• Aim:
Show only lines that include "with".

• Source material:

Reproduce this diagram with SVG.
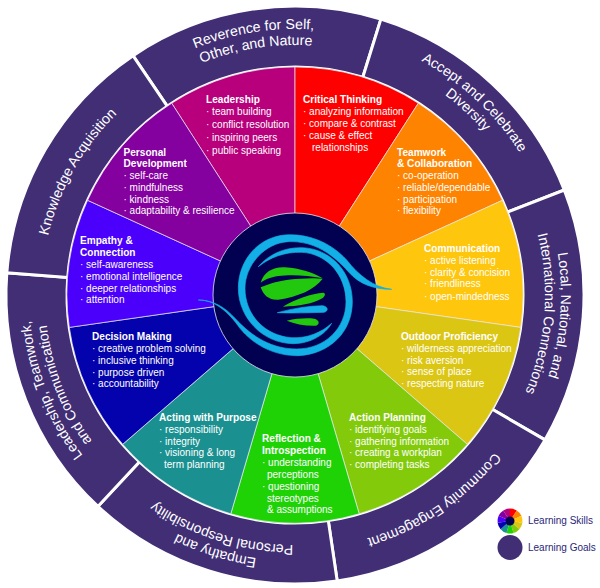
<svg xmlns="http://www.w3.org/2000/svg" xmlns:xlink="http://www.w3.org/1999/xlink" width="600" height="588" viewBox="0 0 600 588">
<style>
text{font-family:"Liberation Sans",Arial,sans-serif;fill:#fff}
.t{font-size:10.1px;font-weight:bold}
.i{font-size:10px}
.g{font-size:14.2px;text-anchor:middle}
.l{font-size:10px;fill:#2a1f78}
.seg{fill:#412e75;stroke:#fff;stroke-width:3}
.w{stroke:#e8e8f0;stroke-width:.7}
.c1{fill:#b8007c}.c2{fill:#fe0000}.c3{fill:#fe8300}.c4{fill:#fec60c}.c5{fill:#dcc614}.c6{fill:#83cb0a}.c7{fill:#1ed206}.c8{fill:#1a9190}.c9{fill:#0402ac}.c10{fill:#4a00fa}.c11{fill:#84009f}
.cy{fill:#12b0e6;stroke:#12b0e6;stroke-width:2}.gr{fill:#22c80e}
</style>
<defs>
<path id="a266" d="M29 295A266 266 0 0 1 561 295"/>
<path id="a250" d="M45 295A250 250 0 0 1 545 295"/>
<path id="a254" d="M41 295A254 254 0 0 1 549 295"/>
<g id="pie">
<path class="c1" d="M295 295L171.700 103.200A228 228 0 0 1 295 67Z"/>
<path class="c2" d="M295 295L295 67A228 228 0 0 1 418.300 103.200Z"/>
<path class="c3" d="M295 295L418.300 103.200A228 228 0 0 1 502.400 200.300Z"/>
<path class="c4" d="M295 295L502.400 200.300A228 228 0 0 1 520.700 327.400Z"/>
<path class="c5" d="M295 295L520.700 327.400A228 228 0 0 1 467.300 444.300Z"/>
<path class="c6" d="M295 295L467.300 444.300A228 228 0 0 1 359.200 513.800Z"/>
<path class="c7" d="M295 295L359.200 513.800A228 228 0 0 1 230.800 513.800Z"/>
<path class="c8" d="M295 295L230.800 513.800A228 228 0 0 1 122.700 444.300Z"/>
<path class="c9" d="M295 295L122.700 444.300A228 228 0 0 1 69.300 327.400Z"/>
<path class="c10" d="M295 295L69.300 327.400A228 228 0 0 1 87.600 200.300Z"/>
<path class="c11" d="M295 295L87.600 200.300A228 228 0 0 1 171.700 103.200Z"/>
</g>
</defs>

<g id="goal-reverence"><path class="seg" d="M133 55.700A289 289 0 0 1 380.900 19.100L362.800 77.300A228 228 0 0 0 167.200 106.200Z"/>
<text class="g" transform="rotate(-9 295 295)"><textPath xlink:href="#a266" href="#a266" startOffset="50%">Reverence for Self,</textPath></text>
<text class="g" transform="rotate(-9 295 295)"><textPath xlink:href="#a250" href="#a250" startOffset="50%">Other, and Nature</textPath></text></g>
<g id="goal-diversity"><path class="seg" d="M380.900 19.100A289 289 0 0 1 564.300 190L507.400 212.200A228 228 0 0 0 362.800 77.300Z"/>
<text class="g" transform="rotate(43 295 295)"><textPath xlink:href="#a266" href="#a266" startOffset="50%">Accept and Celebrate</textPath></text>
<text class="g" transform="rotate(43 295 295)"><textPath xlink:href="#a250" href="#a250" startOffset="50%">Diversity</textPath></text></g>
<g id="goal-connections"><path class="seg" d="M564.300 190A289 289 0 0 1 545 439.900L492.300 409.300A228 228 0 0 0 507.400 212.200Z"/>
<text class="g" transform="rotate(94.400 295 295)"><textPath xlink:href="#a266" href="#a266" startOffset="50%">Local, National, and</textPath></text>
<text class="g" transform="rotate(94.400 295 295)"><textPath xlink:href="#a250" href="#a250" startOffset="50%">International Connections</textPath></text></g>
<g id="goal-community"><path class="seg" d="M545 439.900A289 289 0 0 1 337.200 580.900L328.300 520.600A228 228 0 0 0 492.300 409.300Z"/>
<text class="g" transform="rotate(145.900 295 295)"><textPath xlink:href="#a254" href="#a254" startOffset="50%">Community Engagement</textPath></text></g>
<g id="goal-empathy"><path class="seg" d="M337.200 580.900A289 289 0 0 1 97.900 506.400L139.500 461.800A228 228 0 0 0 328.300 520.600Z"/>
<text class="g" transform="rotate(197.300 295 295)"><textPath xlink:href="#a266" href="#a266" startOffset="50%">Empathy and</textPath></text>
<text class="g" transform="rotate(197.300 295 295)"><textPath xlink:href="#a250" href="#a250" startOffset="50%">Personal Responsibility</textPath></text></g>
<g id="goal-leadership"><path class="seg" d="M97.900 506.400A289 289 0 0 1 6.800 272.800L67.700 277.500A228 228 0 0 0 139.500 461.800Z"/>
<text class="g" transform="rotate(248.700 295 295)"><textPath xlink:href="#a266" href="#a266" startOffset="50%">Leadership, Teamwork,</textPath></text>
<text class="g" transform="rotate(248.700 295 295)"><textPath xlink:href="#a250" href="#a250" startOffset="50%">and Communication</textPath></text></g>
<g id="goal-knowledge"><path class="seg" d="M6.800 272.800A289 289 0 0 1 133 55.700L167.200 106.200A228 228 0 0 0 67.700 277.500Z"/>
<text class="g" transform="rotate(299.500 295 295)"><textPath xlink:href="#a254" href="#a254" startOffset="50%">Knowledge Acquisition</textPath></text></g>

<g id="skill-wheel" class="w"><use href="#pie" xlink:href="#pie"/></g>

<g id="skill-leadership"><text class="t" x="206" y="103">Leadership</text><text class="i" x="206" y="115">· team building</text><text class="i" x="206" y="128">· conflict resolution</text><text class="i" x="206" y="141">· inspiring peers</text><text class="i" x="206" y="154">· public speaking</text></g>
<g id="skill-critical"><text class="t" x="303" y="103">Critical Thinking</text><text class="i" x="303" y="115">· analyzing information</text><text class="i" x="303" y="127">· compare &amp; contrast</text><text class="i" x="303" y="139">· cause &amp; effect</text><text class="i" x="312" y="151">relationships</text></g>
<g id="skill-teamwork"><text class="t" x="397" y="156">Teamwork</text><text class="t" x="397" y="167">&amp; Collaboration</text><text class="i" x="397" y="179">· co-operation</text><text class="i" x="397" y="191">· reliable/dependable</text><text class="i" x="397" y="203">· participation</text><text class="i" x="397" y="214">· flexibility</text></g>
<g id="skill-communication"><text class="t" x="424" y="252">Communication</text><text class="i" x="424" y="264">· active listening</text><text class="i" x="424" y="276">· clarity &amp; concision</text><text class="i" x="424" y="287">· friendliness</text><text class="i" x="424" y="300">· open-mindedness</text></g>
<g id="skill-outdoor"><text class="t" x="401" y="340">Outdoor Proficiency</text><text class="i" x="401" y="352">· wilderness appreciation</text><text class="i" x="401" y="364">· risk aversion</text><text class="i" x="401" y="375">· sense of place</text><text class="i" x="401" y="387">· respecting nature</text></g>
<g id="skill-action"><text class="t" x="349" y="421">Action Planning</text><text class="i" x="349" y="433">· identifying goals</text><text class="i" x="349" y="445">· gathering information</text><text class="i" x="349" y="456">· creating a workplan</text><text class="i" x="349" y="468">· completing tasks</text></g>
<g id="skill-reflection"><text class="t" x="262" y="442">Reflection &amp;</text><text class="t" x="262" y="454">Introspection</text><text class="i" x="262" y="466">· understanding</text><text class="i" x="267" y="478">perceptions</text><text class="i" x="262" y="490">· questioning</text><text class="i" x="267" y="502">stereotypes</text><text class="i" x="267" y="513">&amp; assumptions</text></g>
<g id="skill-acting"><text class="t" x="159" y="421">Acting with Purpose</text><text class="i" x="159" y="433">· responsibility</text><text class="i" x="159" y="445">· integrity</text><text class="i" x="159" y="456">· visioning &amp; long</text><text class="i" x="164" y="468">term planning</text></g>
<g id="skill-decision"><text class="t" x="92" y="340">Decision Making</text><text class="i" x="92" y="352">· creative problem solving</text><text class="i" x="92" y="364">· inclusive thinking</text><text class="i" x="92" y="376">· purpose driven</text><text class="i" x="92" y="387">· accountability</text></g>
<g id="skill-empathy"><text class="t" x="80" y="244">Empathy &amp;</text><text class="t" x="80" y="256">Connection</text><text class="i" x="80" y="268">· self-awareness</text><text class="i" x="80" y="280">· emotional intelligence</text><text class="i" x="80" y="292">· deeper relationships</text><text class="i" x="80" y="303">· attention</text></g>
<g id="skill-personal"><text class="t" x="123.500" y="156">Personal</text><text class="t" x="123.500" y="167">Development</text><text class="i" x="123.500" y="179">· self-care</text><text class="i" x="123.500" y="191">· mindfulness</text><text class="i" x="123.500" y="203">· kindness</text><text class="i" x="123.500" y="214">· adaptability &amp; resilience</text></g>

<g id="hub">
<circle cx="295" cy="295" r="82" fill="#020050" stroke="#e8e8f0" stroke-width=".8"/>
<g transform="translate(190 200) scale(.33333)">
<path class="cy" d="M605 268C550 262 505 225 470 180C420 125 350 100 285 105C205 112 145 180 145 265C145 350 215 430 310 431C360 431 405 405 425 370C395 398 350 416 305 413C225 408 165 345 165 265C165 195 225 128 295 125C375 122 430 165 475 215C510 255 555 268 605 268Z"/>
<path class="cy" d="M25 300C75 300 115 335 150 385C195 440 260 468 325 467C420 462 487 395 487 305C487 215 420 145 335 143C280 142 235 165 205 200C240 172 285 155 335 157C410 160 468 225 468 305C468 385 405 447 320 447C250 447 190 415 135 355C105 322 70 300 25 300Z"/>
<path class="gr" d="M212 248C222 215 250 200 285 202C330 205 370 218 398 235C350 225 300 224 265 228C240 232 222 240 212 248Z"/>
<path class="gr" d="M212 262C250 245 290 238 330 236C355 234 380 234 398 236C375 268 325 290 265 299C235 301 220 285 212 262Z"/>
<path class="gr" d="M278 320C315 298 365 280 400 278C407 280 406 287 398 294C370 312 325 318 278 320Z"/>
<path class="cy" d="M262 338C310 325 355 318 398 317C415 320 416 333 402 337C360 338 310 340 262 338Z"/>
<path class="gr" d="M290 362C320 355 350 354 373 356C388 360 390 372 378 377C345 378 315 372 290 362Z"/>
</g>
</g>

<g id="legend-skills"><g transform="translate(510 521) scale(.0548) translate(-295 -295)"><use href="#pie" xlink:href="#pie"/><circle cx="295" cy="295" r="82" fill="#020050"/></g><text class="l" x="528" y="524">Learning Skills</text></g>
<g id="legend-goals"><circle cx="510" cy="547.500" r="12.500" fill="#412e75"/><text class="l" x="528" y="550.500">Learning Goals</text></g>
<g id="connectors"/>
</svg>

• Task response:
Reproduce this diagram with SVG.
<g id="skill-acting"><text class="t" x="159" y="421">Acting with Purpose</text><text class="i" x="159" y="433">· responsibility</text><text class="i" x="159" y="445">· integrity</text><text class="i" x="159" y="456">· visioning &amp; long</text><text class="i" x="164" y="468">term planning</text></g>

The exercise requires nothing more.